Friday, 17 July 2015

Membagi Penerangan dalam Rumah (Lighting divide in the House)

Saat melakukan perhitungan untuk mengetahui jumlah pemakaian daya listrik dalam sehari, saya terkendala dengan perhitungan pemakaian lampu penerangan yang terpasang di dalam rumah. Sulit untuk menentukan waktu nyala dan mati lampu-lampu tersebut, karena kebutuhan akan suasana terang pada saat melakukan satu / beberapa aktivitas yang tidak pernah pasti.

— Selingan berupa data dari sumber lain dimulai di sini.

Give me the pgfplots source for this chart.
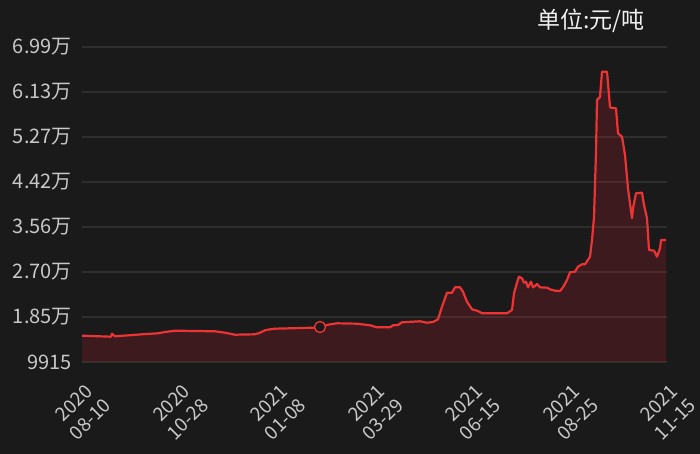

Satu malam, ketika sedang “mati lampu”, saya menyalakan senter dengan posisi berdiri sehingga sinarnya menyorot pada langit-langit (para). Saya terdiam sejenak memperhatikan sorot lampu pada langit-langit, kemudian membuka kepala senter sehingga cahaya bohlam senter yang semula fokus menjadi berpendar redup di sekelilingnya.

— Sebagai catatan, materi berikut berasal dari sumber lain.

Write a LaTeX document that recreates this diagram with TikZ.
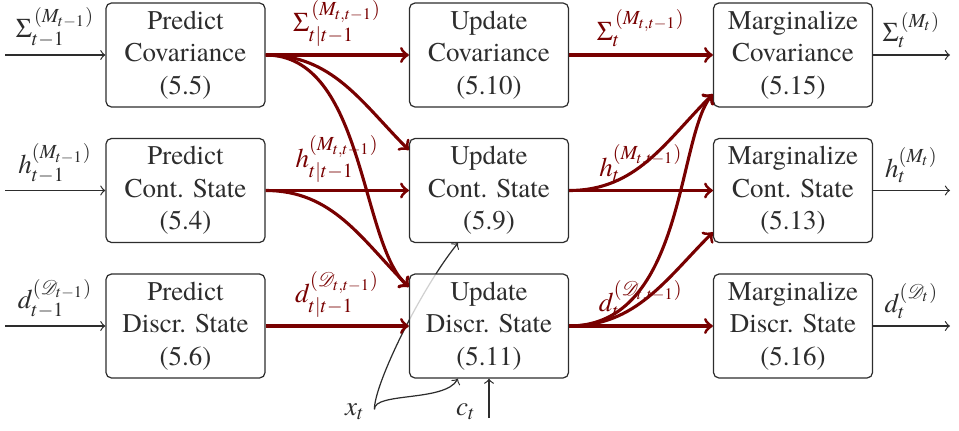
\documentclass[tikz,border=0pt]{standalone}
\usepackage{mathptmx}
\usepackage[no-math]{fontspec}
\setmainfont{TeX Gyre Termes}
\usetikzlibrary{calc}
\definecolor{dred}{RGB}{120,0,0}
\definecolor{dgray}{RGB}{45,45,45}
\tikzset{
  blk/.style={draw=dgray, line width=0.45pt, rounded corners=2pt, fill=white, fill opacity=0.78, text opacity=1,
    text=dgray, align=center, minimum width=58.9pt, minimum height=38.5pt, inner sep=1pt, font=\fontsize{10}{12}\selectfont},
  thinarr/.style={draw=dgray, line width=0.45pt, ->},
  redarr/.style={draw=dred, line width=1.15pt, ->},
  rlab/.style={text=dred, above, inner sep=2.5pt},
  glab/.style={text=dgray, above, inner sep=2.5pt},
}
\begin{document}
\begin{tikzpicture}[x=0.3704pt, y=-0.3704pt]
\useasboundingbox (0,0) rectangle (959,430);
% x_t long path (behind boxes)
\node[text=dgray] (xt) at (355,412) {$x_t$};
\node[text=dgray] (ct) at (466,412) {$c_t$};
\coordinate (cin) at (489,418);
\path (xt.east) ++(0pt,1pt) coordinate (xs);
\draw[thinarr] (xs) .. controls (374,385) and (420,290) .. ($(489,243)+(-31,0)$) coordinate (xe1);
% boxes
\node[blk] (pc) at (185.5,55) {Predict\\Covariance\\(5.5)};
\node[blk] (ph) at (185.5,190.5) {Predict\\Cont. State\\(5.4)};
\node[blk] (pd) at (185.5,326) {Predict\\Discr. State\\(5.6)};
\node[blk] (uc) at (489,55) {Update\\Covariance\\(5.10)};
\node[blk] (uh) at (489,190.5) {Update\\Cont. State\\(5.9)};
\node[blk] (ud) at (489,326) {Update\\Discr. State\\(5.11)};
\node[blk] (mc) at (793,55) {Marginalize\\Covariance\\(5.15)};
\node[blk] (mh) at (793,190.5) {Marginalize\\Cont. State\\(5.13)};
\node[blk] (md) at (793,326) {Marginalize\\Discr. State\\(5.16)};
% x_t short path and c_t
\draw[thinarr] (xs) .. controls (374,392) and (445,402) .. ([xshift=-11.5pt]ud.south);
\draw[thinarr] (cin) -- (ud.south);
% inputs
\coordinate (i1) at (5,55);
\coordinate (i2) at (5,190.5);
\coordinate (i3) at (5,326);
\draw[thinarr] (i1) -- node[glab]{$\Sigma_{t-1}^{\,(M_{t-1})}$} (pc.west);
\draw[thinarr] (i2) -- node[glab]{$h_{t-1}^{(M_{t-1})}$} (ph.west);
\draw[thinarr] (i3) -- node[glab]{$d_{t-1}^{(\mathcal{D}_{t-1})}$} (pd.west);
% outputs
\coordinate (o1) at (950,55);
\coordinate (o2) at (950,190.5);
\coordinate (o3) at (950,326);
\draw[thinarr] (mc.east) -- node[glab]{$\Sigma_{t}^{\,(M_{t})}$} (o1);
\draw[thinarr] (mh.east) -- node[glab]{$h_{t}^{(M_{t})}$} (o2);
\draw[thinarr] (md.east) -- node[glab]{$d_{t}^{(\mathcal{D}_{t})}$} (o3);
% red curves left
\draw[redarr] (pc.east) to[out=0,in=135] ([yshift=-4.5pt]uh.north west);
\draw[redarr] (pc.east) .. controls (365,55) and (360,245) .. ([yshift=-5pt]ud.north west);
\draw[redarr] (ph.east) to[out=0,in=135] ([yshift=-5pt]ud.north west);
% red curves right
\draw[redarr] (uh.east) to[out=0,in=-135] ([yshift=5pt]mc.south west);
\draw[redarr] (ud.east) .. controls (685,326) and (677,136) .. ([yshift=5pt]mc.south west);
\draw[redarr] (ud.east) to[out=0,in=-135] ([yshift=4pt]mh.south west);
% straight red
\draw[redarr] (pc.east) -- node[rlab]{$\Sigma_{t|t-1}^{\,(M_{t,t-1})}$} (uc.west);
\draw[redarr] (ph.east) -- node[rlab]{$h_{t|t-1}^{(M_{t,t-1})}$} (uh.west);
\draw[redarr] (pd.east) -- node[rlab]{$d_{t|t-1}^{(\mathcal{D}_{t,t-1})}$} (ud.west);
\draw[redarr] (uc.east) -- node[rlab]{$\Sigma_{t}^{\,(M_{t,t-1})}$} (mc.west);
\draw[redarr] (uh.east) -- node[rlab]{$h_{t}^{(M_{t,t-1})}$} (mh.west);
\draw[redarr] (ud.east) -- node[rlab]{$d_{t}^{(\mathcal{D}_{t,t-1})}$} (md.west);
\end{tikzpicture}
\end{document}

Disitulah ide awal pemasangan 13 unit rumah lampu downlight yang saat ini terpasang di rumah saya. Fungsi dua buah TL bundar ber daya 32 Watt yang biasa menerangi di dalam rumah setiap menjelang malam, kini digantikan dengan ke 13 lampu downlight tadi dengan lampu SL berdaya @5 Watt pada setiap rumah lampu.
Walaupun secara total daya sedikit lebih besar daripada kedua lampu TL yang telah terpasang sebelumnya, pemakaian dari ke 13 downlight dapat dibagi dan disesuaikan dengan aktivitas yang ada.
Misalnya pada saat menonton televisi, cukup hanya dengan penerangan dari tiga downlight saja. Atau ketika makan malam, pencahayaan lebih terang dapat dibatasi pada area ruang makan dan dapur saja. Banyak model pembagian cahaya untuk menerangi ruangan sesuai dengan saat dibutuhkan.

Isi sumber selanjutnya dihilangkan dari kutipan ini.